Day 8: First day off (Sat 5 Nov)

I woke up at 8am sans alarm and felt pretty good. Tried to sleep for a while longer but to no avail – technology called. I thought I had Skype installed on my laptop already but apparently not. I desperately tried to download it because it will be easier to use via computer rather than iPad. The firewall here is pretty tough so I haven’t been able to get it on to my computer yet. Also having a lot of trouble with Facebook. My VPN crashes every time I try to open it. Might try another VPN, other than that, not really sure what to do. I can’t keep using my Blackberry on global roaming to check FB; I’m already too scared to see what my bill has amounted to and I’ve only been here a week!

I have spent a couple of hours touching base with everyone and keeping on top of my messages through various electronic means. Reminds me of the hours I used to spend in GP3 when email was brand new in universities. Oh how far we’ve come since tartarus!

There’s a part of me that wants to seize the energy that I seem to have today and head out to see the terracotta warriors which aren’t too far away. But I know that my energy levels could flag at any moment so I’d best save that day trip up for *when* I am a bit better and can handle a day without a nap. I’m going to wake Brad up soon so that we can at least catch the brand new Xian metro and head into the downtown area. We literally haven’t ventured beyond one block in this entire week. Admittedly it is a pretty damn big block, and its features include hospital, hotels, the never-to-be-mentioned-again massage place, department store, supermarket, laundry, KFC (no, we haven’t had any) and various other of life’s essentials. But enough’s enough. Time to go and see what else this little village of eight million people has to offer.

The metro stop is a short walk from our hotel so we got there and managed to buy ourselves a ticket from the self-service machine (complete with English translations) as well as figure out in which direction to catch the subway. There were pats on the back all round. Knowing which direction to go at the other end was a bit of pot luck. I insisted that we should “follow the crowds.” Um, yep. Since there were crowds as far as the eye could see, this wasn’t a particularly helpful suggestion. The subway had more helpful red flashing signs indicating the direction to the Belltower (famous icon in Xian), the shopping plaza and a few other bits and pieces. We got ourselves to the shopping plaza across the road from the Belltower (we weren’t in the mood for doing the touristy thing today) and thought we’d buy a few essentials; another tracksuit for me to slouch around the hospital in and a backpack to carry our daily needs between home and hospital. We went in to the shops which looked like any ordinary David Jones store, only about four times bigger. We didn’t want to get too carried away with shopping since this was meant to be more of a relaxing recon mission to suss out the lay of the land. We flicked over price tags here and there and things started not to add up (or should I say, they really started to add up). We were both dumbfounded to find that whatever kind of mall we were in had prices over and above the already ridiculously inflated prices of Perth. We’re talking $50 for a Hanes t-shirt, and $800 for a fairly plain looking men’s lightweight winter jacket. The Samsonite luggage was $350-450 a pop, much like home, and the tracksuit gear was about $80-90 a piece. I was starting to feel very poor.

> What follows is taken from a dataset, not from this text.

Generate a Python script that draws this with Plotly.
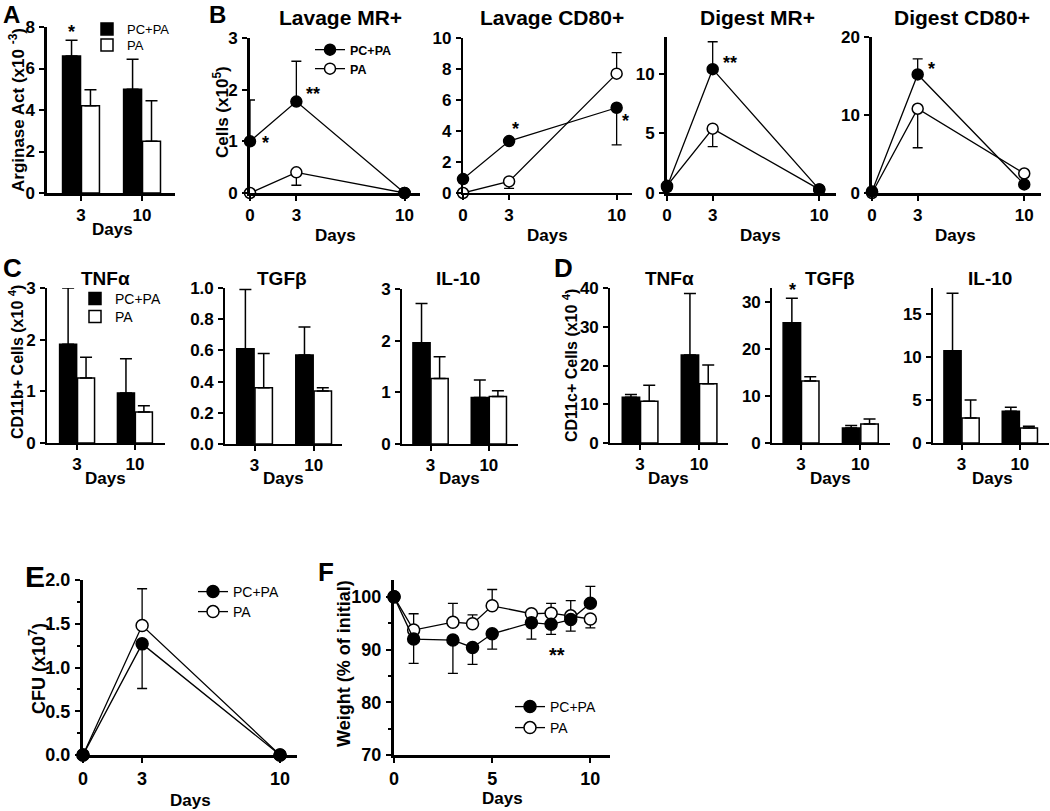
import plotly.graph_objects as go

W, H = 1050, 811
FONT = "Liberation Sans"

# ---------------- data ----------------
bar_days = ["3", "10"]
line_days = [0, 3, 10]

# A: arginase activity
A_pcpa = [6.6, 5.0]
A_pcpa_err = [0.76, 1.45]
A_pa = [4.2, 2.5]
A_pa_err = [0.78, 1.95]

# B: cells (lavage / digest)
mr_pcpa = [1.0, 1.77, 0.0]
mr_pcpa_up = [0.8, 0.78, 0.0]
mr_pa = [0.0, 0.4, 0.0]
mr_pa_dn = [0.0, 0.25, 0.0]

lcd_pcpa = [0.9, 3.35, 5.5]
lcd_pcpa_dn = [0.0, 0.0, 2.4]
lcd_pa = [0.0, 0.75, 7.7]
lcd_pa_up = [0.0, 0.0, 1.35]
lcd_pa_dn = [0.0, 0.45, 0.0]

dmr_pcpa = [0.5, 10.4, 0.3]
dmr_pcpa_up = [0.0, 2.3, 0.0]
dmr_pa = [0.6, 5.4, 0.3]
dmr_pa_dn = [0.0, 1.5, 0.0]

dcd_pcpa = [0.2, 15.2, 1.1]
dcd_pcpa_up = [0.0, 2.0, 0.0]
dcd_pa = [0.0, 10.8, 2.5]
dcd_pa_dn = [0.0, 5.0, 0.0]

# C: CD11b+ cells
C_tnf_pcpa = [1.91, 0.97]; C_tnf_pcpa_err = [1.09, 0.66]
C_tnf_pa = [1.26, 0.60];   C_tnf_pa_err = [0.40, 0.12]
C_tgf_pcpa = [0.61, 0.57]; C_tgf_pcpa_err = [0.38, 0.18]
C_tgf_pa = [0.36, 0.34];   C_tgf_pa_err = [0.22, 0.02]
C_il_pcpa = [1.96, 0.90];  C_il_pcpa_err = [0.76, 0.34]
C_il_pa = [1.27, 0.92];    C_il_pa_err = [0.42, 0.11]

# D: CD11c+ cells
D_tnf_pcpa = [11.8, 22.7]; D_tnf_pcpa_err = [0.7, 15.9]
D_tnf_pa = [10.8, 15.3];   D_tnf_pa_err = [4.1, 4.8]
D_tgf_pcpa = [25.6, 3.2];  D_tgf_pcpa_err = [5.2, 0.5]
D_tgf_pa = [13.2, 4.05];   D_tgf_pa_err = [0.9, 1.05]
D_il_pcpa = [10.7, 3.7];   D_il_pcpa_err = [6.7, 0.45]
D_il_pa = [2.9, 1.75];     D_il_pa_err = [2.1, 0.2]

# E: CFU
E_pcpa = [0.0, 1.27, 0.0]
E_pcpa_dn = [0.0, 0.51, 0.0]
E_pa = [0.0, 1.48, 0.0]
E_pa_up = [0.0, 0.42, 0.0]

# F: weight
F_days = [0, 1, 3, 4, 5, 7, 8, 9, 10]
F_pcpa = [100, 92.0, 91.8, 90.4, 93.0, 95.1, 94.8, 95.7, 98.8]
F_pcpa_up = [0, 0, 0, 0, 0, 0, 0, 0, 3.2]
F_pcpa_dn = [0, 4.6, 6.3, 3.2, 2.9, 3.1, 1.9, 2.2, 0]
F_pa = [100, 93.7, 95.2, 94.9, 98.3, 96.8, 96.9, 96.4, 95.8]
F_pa_up = [0, 3.1, 3.55, 1.7, 3.1, 0, 1.85, 2.9, 0]
F_pa_dn = [0, 0, 0, 0, 0, 0, 0, 0, 1.7]

fig = go.Figure()
layout = {}


def px_x(p):
    return p / W


def px_y(p):
    return 1 - p / H


def add_axes(n, xdom, ydom, xr, yr, ytickvals, lw, xtickvals=None, xcat=False,
             ytickformat=None, yminor=None, tickfont=17):
    xs = "xaxis" if n == 1 else f"xaxis{n}"
    ys = "yaxis" if n == 1 else f"yaxis{n}"
    common = dict(showline=True, linecolor="black", linewidth=lw, showgrid=False,
                  zeroline=False, ticks="outside", ticklen=5, tickwidth=max(lw * 0.8, 1.5),
                  tickcolor="black", automargin=False,
                  tickfont=dict(family=FONT, size=tickfont, color="black", weight="bold"))
    xa = dict(common, domain=[px_x(xdom[0]), px_x(xdom[1])], range=xr,
              anchor=f"y{'' if n == 1 else n}")
    if xcat:
        xa["type"] = "category"
    else:
        xa["tickvals"] = xtickvals
    ya = dict(common, domain=[px_y(ydom[1]), px_y(ydom[0])], range=yr,
              anchor=f"x{'' if n == 1 else n}", tickvals=ytickvals, ticklabelstandoff=1)
    if ytickformat:
        ya["tickformat"] = ytickformat
    if yminor:
        ya["minor"] = dict(dtick=yminor, ticks="outside", ticklen=3,
                           tickwidth=lw * 0.7, tickcolor="black", showgrid=False)
    layout[xs] = xa
    layout[ys] = ya


def ax(n):
    return ("x" if n == 1 else f"x{n}"), ("y" if n == 1 else f"y{n}")


def bars(n, pcpa, pcpa_err, pa, pa_err, legends=None):
    xa, ya = ax(n)
    for name, vals, err, col in (("PC+PA", pcpa, pcpa_err, "black"),
                                 ("PA", pa, pa_err, "white")):
        if legends:
            kw = dict(showlegend=True, legend=legends[0 if name == "PC+PA" else 1])
        else:
            kw = dict(showlegend=False)
        fig.add_trace(go.Bar(
            x=bar_days, y=vals, name=name, xaxis=xa, yaxis=ya,
            marker=dict(color=col, line=dict(color="black", width=1.5)),
            error_y=dict(type="data", array=err, arrayminus=[0] * len(err),
                         symmetric=False, color="black", thickness=1.5, width=6),
            **kw))


def lines(n, x, pcpa, pcpa_up, pcpa_dn, pa, pa_up, pa_dn, msize=11, legends=None):
    xa, ya = ax(n)
    for name, vals, up, dn, col in (("PA", pa, pa_up, pa_dn, "white"),
                                    ("PC+PA", pcpa, pcpa_up, pcpa_dn, "black")):
        if legends:
            kw = dict(showlegend=True, legend=legends[0 if name == "PC+PA" else 1])
        else:
            kw = dict(showlegend=False)
        fig.add_trace(go.Scatter(
            x=x, y=vals, name=name, xaxis=xa, yaxis=ya, mode="lines+markers",
            cliponaxis=False,
            line=dict(color="black", width=1.3),
            marker=dict(size=msize, color=col, line=dict(color="black", width=1.5)),
            error_y=dict(type="data", array=up, arrayminus=dn, symmetric=False,
                         color="black", thickness=1.3, width=5),
            **kw))


zeros3 = [0, 0, 0]

# ---- A ----
add_axes(1, (47, 175), (27, 193), [-0.557, 1.54], [0, 8], [0, 2, 4, 6, 8], 2.5, xcat=True)
bars(1, A_pcpa, A_pcpa_err, A_pa, A_pa_err, legends=("legend", "legend2"))

# ---- B ----
add_axes(2, (250, 420), (38, 193), [0, 11], [0, 3], [0, 1, 2, 3], 3, xtickvals=line_days)
lines(2, line_days, mr_pcpa, mr_pcpa_up, zeros3, mr_pa, zeros3, mr_pa_dn,
      legends=("legend3", "legend4"))
add_axes(3, (463, 632), (38, 193), [0, 11], [0, 10], [0, 2, 4, 6, 8, 10], 2.3, xtickvals=line_days)
lines(3, line_days, lcd_pcpa, zeros3, lcd_pcpa_dn, lcd_pa, lcd_pa_up, lcd_pa_dn)
add_axes(4, (667, 836), (37, 193), [0, 11.1], [0, 13.1], [0, 5, 10], 3, xtickvals=line_days)
lines(4, line_days, dmr_pcpa, dmr_pcpa_up, zeros3, dmr_pa, zeros3, dmr_pa_dn)
add_axes(5, (872, 1041), (37, 193), [0, 11.1], [0, 20], [0, 10, 20], 2.5, xtickvals=line_days)
lines(5, line_days, dcd_pcpa, dcd_pcpa_up, zeros3, dcd_pa, zeros3, dcd_pa_dn)

# ---- C ----
add_axes(6, (47, 165), (288, 443), [-0.52, 1.52], [0, 3], [0, 1, 2, 3], 1.6, xcat=True)
bars(6, C_tnf_pcpa, C_tnf_pcpa_err, C_tnf_pa, C_tnf_pa_err, legends=("legend5", "legend6"))
add_axes(7, (225, 342), (288, 444), [-0.5, 1.48], [0, 1], [0, 0.2, 0.4, 0.6, 0.8, 1.0], 1.6,
         xcat=True, ytickformat=".1f")
bars(7, C_tgf_pcpa, C_tgf_pcpa_err, C_tgf_pa, C_tgf_pa_err)
add_axes(8, (402, 518), (289, 444), [-0.49, 1.5], [0, 3], [0, 1, 2, 3], 1.6, xcat=True)
bars(8, C_il_pcpa, C_il_pcpa_err, C_il_pa, C_il_pa_err)

# ---- D ----
add_axes(9, (610, 728), (288, 443), [-0.51, 1.49], [0, 40], [0, 10, 20, 30, 40], 1.6, xcat=True)
bars(9, D_tnf_pcpa, D_tnf_pcpa_err, D_tnf_pa, D_tnf_pa_err)
add_axes(10, (772, 890), (288, 443), [-0.49, 1.5], [0, 33], [0, 10, 20, 30], 1.6, xcat=True)
bars(10, D_tgf_pcpa, D_tgf_pcpa_err, D_tgf_pa, D_tgf_pa_err)
add_axes(11, (933, 1049), (288, 443), [-0.49, 1.5], [0, 18], [0, 5, 10, 15], 1.6, xcat=True)
bars(11, D_il_pcpa, D_il_pcpa_err, D_il_pa, D_il_pa_err)

# ---- E ----
add_axes(12, (83, 297), (580, 755), [0, 10.86], [0, 2], [0, 0.5, 1.0, 1.5, 2.0], 3,
         xtickvals=line_days, ytickformat=".1f", yminor=0.25, tickfont=18)
lines(12, line_days, E_pcpa, zeros3, E_pcpa_dn, E_pa, E_pa_up, zeros3, msize=12,
      legends=("legend7", "legend8"))

# ---- F ----
add_axes(13, (394, 610), (580, 755), [0, 11], [70, 103.2], [70, 80, 90, 100], 3,
         xtickvals=[0, 5, 10], yminor=5, tickfont=18)
lines(13, F_days, F_pcpa, F_pcpa_up, F_pcpa_dn, F_pa, F_pa_up, F_pa_dn, msize=12,
      legends=("legend9", "legend10"))


# ---- legends (one entry each, placed individually) ----
def leg(x, y, size, bold):
    f = dict(family=FONT, size=size, color="black")
    if bold:
        f["weight"] = "bold"
    return dict(x=px_x(x), y=px_y(y), xanchor="left", yanchor="middle",
                bgcolor="rgba(0,0,0,0)", borderwidth=0, font=f, itemwidth=30)


layout["legend"] = leg(87, 29, 13, False)
layout["legend2"] = leg(87, 45, 13, False)
layout["legend3"] = leg(310, 50, 12.5, True)
layout["legend4"] = leg(310, 69, 12.5, True)
layout["legend5"] = leg(75, 299, 14, False)
layout["legend6"] = leg(75, 317, 14, False)
layout["legend7"] = leg(193, 592, 14, False)
layout["legend8"] = leg(193, 612, 14, False)
layout["legend9"] = leg(510, 707, 14, False)
layout["legend10"] = leg(510, 728, 14, False)

# ---- text annotations ----
ann = []


def ptext(x, y, text, size, bold=True, angle=0, xanchor="center"):
    ann.append(dict(x=px_x(x), y=px_y(y), xref="paper", yref="paper", text=text,
                    showarrow=False, textangle=angle, xanchor=xanchor, yanchor="middle",
                    font=dict(family=FONT, size=size, color="black",
                              weight="bold" if bold else "normal")))


def star(n, x, y, text, xshift=0, yshift=0, xanchor="center", yanchor="middle", size=18):
    xa, ya = ax(n)
    ann.append(dict(x=x, y=y, xref=xa, yref=ya, text=text, showarrow=False,
                    xshift=xshift, yshift=yshift, xanchor=xanchor, yanchor=yanchor,
                    font=dict(family=FONT, size=size, color="black", weight="bold")))


# panel letters
ptext(11, 15, "A", 24)
ptext(217, 15, "B", 24)
ptext(12, 268, "C", 26)
ptext(563, 268, "D", 26)
ptext(35, 576, "E", 30)
ptext(326, 572, "F", 26)

# titles
ptext(340, 18, "Lavage MR+", 21)
ptext(552, 18, "Lavage CD80+", 21)
ptext(757, 18, "Digest MR+", 21)
ptext(962, 18, "Digest CD80+", 21)
ptext(105, 278, "TNFα", 19)
ptext(282, 278, "TGFβ", 19)
ptext(458, 278, "IL-10", 19)
ptext(669, 278, "TNFα", 19)
ptext(830, 278, "TGFβ", 19)
ptext(990, 278, "IL-10", 19)

# x titles
for x, y in ((112, 229), (335, 235), (547, 235), (760, 235), (955, 235),
             (105, 478), (283, 478), (459, 478), (668, 478), (830, 478), (992, 478),
             (190, 800), (502, 798)):
    ptext(x, y, "Days", 17)

# y titles
ptext(17, 110, "Arginase Act (x10 <sup>-3</sup>)", 17, angle=-90)
ptext(221, 112, "Cells (x10<sup>5</sup>)", 17, angle=-90)
ptext(16, 362, "CD11b+ Cells (x10 <sup>4</sup>)", 16, angle=-90)
ptext(570, 366, "CD11c+ Cells (x10 <sup>4</sup>)", 16, angle=-90)
ptext(37, 669, "CFU (x10<sup>7</sup>)", 18, angle=-90)
ptext(344, 664, "Weight (% of initial)", 18, angle=-90)

# significance stars
star(1, 0, A_pcpa[0] + A_pcpa_err[0], "*", xshift=-10, yanchor="bottom", yshift=-4)
star(2, line_days[0], mr_pcpa[0], "*", xshift=10, yshift=-2, xanchor="left")
star(2, line_days[1], mr_pcpa[1], "**", xshift=8, yshift=8, xanchor="left")
star(3, line_days[1], lcd_pcpa[1], "*", xshift=1, yshift=12, xanchor="left")
star(3, line_days[2], lcd_pcpa[2], "*", xshift=3, yshift=-13, xanchor="left")
star(4, line_days[1], dmr_pcpa[1], "**", xshift=8, yshift=6, xanchor="left")
star(5, line_days[1], dcd_pcpa[1], "*", xshift=8, yshift=5, xanchor="left")
star(10, 0, D_tgf_pcpa[0] + D_tgf_pcpa_err[0], "*", xshift=-9, yanchor="bottom", yshift=-4)
star(13, 8.3, 89, "**", size=20)

layout["annotations"] = ann

fig.update_layout(**layout)
fig.update_layout(
    width=W, height=H, autosize=False,
    margin=dict(l=0, r=0, t=0, b=0, autoexpand=False),
    paper_bgcolor="white", plot_bgcolor="white",
    barmode="group", bargap=0.38, bargroupgap=0.05,
    font=dict(family=FONT, color="black"),
)

fig.write_html("out.html", config={"displayModeBar": False},
               post_script="document.body.style.margin='0px';document.body.style.overflow='hidden';")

We got out of that place as quickly as possible, but very bemused about who exactly is buying all this Western-priced merchandise. Surely not people on Chinese wages? I will park this musing for another day.
Further along the street we found a pedestrian mall with a variety of shops. My eagle eye for a bargain spotted a second-level Adidas outlet store, so I got a few new tracksuit pieces to keep me going. It wasn’t exactly “cheap” as we Westerners might imagine China to be cheap, but the stuff was priced similarly to what we might find in a discount outlet shop at home.

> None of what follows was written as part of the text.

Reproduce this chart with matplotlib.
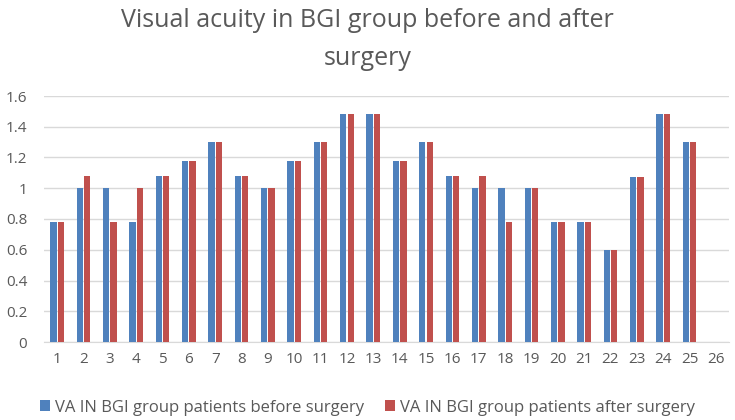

Thank you McDonalds and 7-Eleven

I must make a special thank you to the McDonalds Corporation and to 7-Eleven in this edition of the blog. I am indebted to the global conglomerate, and probably not for the first time. You see, I neglected to mention earlier that Brad had been up most of last night with… how shall I say it… loose bowels. A sort of Bali-belly, Chinese style, if you will. Of course I showed the requisite concern this morning after I had slept like a baby and he was tired from being a jack in the box between the bed and the loo. But my turn came. And it came when I was in the middle of the mall. There was of course no time to waste. As “that feeling” came upon me I knew what had to be done. First, find a loo. Scan the area… McDonalds. Ding. Public toilets in China don’t have toilet paper. Scan the area… 7-Eleven. We hightailed it there, bought some tissues, then headed over to Mickey Dee’s. Brad went off to twiddle his thumbs and I waited in the queue. Oddly, the queue had very few people in it, but it was probably one of the longest waits I have had for a toilet in a very long time. I have no idea what those women were doing in the toilets for soooooooo long. After a few knocks on the doors by me and the other woman who was waiting I finally got my turn. I navigated the squat toilet with as much precision as I could muster and got out of there as quickly as possible. Crisis averted. So, like I said. Thank you McDonalds. You may not sell real food, but you definitely provide a valuable service.